-- Task goal --
Return the whole listing, line for line, without the pictures in it.

────────────────────────────────────────

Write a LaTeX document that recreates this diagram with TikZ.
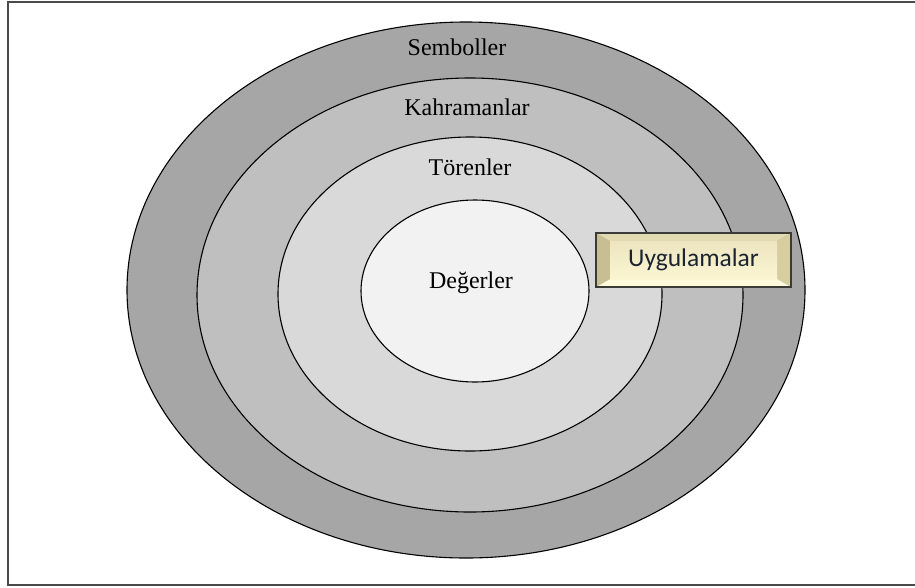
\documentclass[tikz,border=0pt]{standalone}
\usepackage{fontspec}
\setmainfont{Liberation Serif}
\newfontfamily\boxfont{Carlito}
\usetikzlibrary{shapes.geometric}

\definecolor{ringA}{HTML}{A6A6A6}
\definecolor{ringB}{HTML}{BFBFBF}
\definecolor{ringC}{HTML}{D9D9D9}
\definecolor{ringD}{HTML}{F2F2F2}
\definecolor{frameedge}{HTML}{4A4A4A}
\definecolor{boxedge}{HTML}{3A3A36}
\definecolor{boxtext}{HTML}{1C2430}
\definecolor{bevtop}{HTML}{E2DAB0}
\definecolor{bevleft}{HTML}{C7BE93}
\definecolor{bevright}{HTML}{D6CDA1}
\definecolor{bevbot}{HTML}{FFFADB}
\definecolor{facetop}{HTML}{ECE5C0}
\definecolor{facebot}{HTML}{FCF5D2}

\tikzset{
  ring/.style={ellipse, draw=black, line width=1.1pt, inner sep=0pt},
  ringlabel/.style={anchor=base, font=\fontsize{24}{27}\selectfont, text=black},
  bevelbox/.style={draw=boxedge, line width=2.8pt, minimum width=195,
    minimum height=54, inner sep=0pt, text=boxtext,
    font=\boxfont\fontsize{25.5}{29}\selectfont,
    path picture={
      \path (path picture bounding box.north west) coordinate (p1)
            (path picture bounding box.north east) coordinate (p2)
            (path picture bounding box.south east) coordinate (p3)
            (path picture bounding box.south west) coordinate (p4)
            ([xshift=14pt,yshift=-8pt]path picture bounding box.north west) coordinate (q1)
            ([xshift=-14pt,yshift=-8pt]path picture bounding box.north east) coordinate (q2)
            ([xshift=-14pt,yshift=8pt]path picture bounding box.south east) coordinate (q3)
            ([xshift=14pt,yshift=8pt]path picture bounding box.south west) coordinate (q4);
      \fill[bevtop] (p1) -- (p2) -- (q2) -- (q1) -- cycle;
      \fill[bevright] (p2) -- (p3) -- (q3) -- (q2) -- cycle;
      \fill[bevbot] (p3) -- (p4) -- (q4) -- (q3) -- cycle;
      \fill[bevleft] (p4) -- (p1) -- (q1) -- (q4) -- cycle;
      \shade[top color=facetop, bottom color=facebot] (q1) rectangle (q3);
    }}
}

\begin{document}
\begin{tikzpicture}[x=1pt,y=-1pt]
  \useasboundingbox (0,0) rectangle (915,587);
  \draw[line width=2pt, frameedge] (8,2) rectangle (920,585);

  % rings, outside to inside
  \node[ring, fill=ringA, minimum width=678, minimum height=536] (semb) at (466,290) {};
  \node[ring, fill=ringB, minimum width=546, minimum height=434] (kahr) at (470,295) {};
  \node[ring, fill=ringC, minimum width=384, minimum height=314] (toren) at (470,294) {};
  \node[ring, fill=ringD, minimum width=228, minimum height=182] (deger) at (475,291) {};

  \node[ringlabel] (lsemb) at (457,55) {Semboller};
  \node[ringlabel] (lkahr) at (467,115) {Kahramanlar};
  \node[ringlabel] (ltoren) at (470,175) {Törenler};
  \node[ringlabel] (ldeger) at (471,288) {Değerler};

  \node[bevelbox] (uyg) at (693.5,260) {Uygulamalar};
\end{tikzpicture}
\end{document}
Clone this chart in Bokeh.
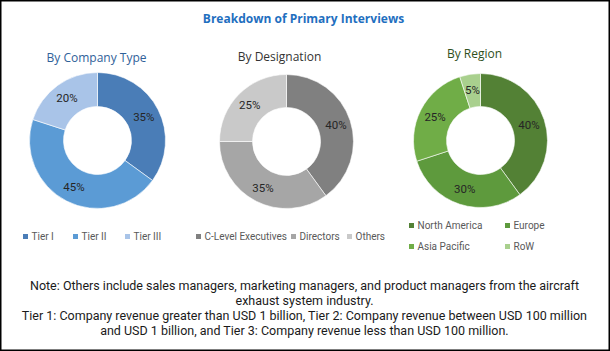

────────────────────────────────────────

-- Task answer --
Write a LaTeX document that recreates this diagram with TikZ.
\documentclass[tikz,border=0pt]{standalone}
\usepackage{fontspec}
\setmainfont{Liberation Serif}
\newfontfamily\boxfont{Carlito}
\usetikzlibrary{shapes.geometric}

\definecolor{ringA}{HTML}{A6A6A6}
\definecolor{ringB}{HTML}{BFBFBF}
\definecolor{ringC}{HTML}{D9D9D9}
\definecolor{ringD}{HTML}{F2F2F2}
\definecolor{frameedge}{HTML}{4A4A4A}
\definecolor{boxedge}{HTML}{3A3A36}
\definecolor{boxtext}{HTML}{1C2430}
\definecolor{bevtop}{HTML}{E2DAB0}
\definecolor{bevleft}{HTML}{C7BE93}
\definecolor{bevright}{HTML}{D6CDA1}
\definecolor{bevbot}{HTML}{FFFADB}
\definecolor{facetop}{HTML}{ECE5C0}
\definecolor{facebot}{HTML}{FCF5D2}

\tikzset{
  ring/.style={ellipse, draw=black, line width=1.1pt, inner sep=0pt},
  ringlabel/.style={anchor=base, font=\fontsize{24}{27}\selectfont, text=black},
  bevelbox/.style={draw=boxedge, line width=2.8pt, minimum width=195,
    minimum height=54, inner sep=0pt, text=boxtext,
    font=\boxfont\fontsize{25.5}{29}\selectfont,
    path picture={
      \path (path picture bounding box.north west) coordinate (p1)
            (path picture bounding box.north east) coordinate (p2)
            (path picture bounding box.south east) coordinate (p3)
            (path picture bounding box.south west) coordinate (p4)
            ([xshift=14pt,yshift=-8pt]path picture bounding box.north west) coordinate (q1)
            ([xshift=-14pt,yshift=-8pt]path picture bounding box.north east) coordinate (q2)
            ([xshift=-14pt,yshift=8pt]path picture bounding box.south east) coordinate (q3)
            ([xshift=14pt,yshift=8pt]path picture bounding box.south west) coordinate (q4);
      \fill[bevtop] (p1) -- (p2) -- (q2) -- (q1) -- cycle;
      \fill[bevright] (p2) -- (p3) -- (q3) -- (q2) -- cycle;
      \fill[bevbot] (p3) -- (p4) -- (q4) -- (q3) -- cycle;
      \fill[bevleft] (p4) -- (p1) -- (q1) -- (q4) -- cycle;
      \shade[top color=facetop, bottom color=facebot] (q1) rectangle (q3);
    }}
}

\begin{document}
\begin{tikzpicture}[x=1pt,y=-1pt]
  \useasboundingbox (0,0) rectangle (915,587);
  \draw[line width=2pt, frameedge] (8,2) rectangle (920,585);

  % rings, outside to inside
  \node[ring, fill=ringA, minimum width=678, minimum height=536] (semb) at (466,290) {};
  \node[ring, fill=ringB, minimum width=546, minimum height=434] (kahr) at (470,295) {};
  \node[ring, fill=ringC, minimum width=384, minimum height=314] (toren) at (470,294) {};
  \node[ring, fill=ringD, minimum width=228, minimum height=182] (deger) at (475,291) {};

  \node[ringlabel] (lsemb) at (457,55) {Semboller};
  \node[ringlabel] (lkahr) at (467,115) {Kahramanlar};
  \node[ringlabel] (ltoren) at (470,175) {Törenler};
  \node[ringlabel] (ldeger) at (471,288) {Değerler};

  \node[bevelbox] (uyg) at (693.5,260) {Uygulamalar};
\end{tikzpicture}
\end{document}
Clone this chart in Bokeh.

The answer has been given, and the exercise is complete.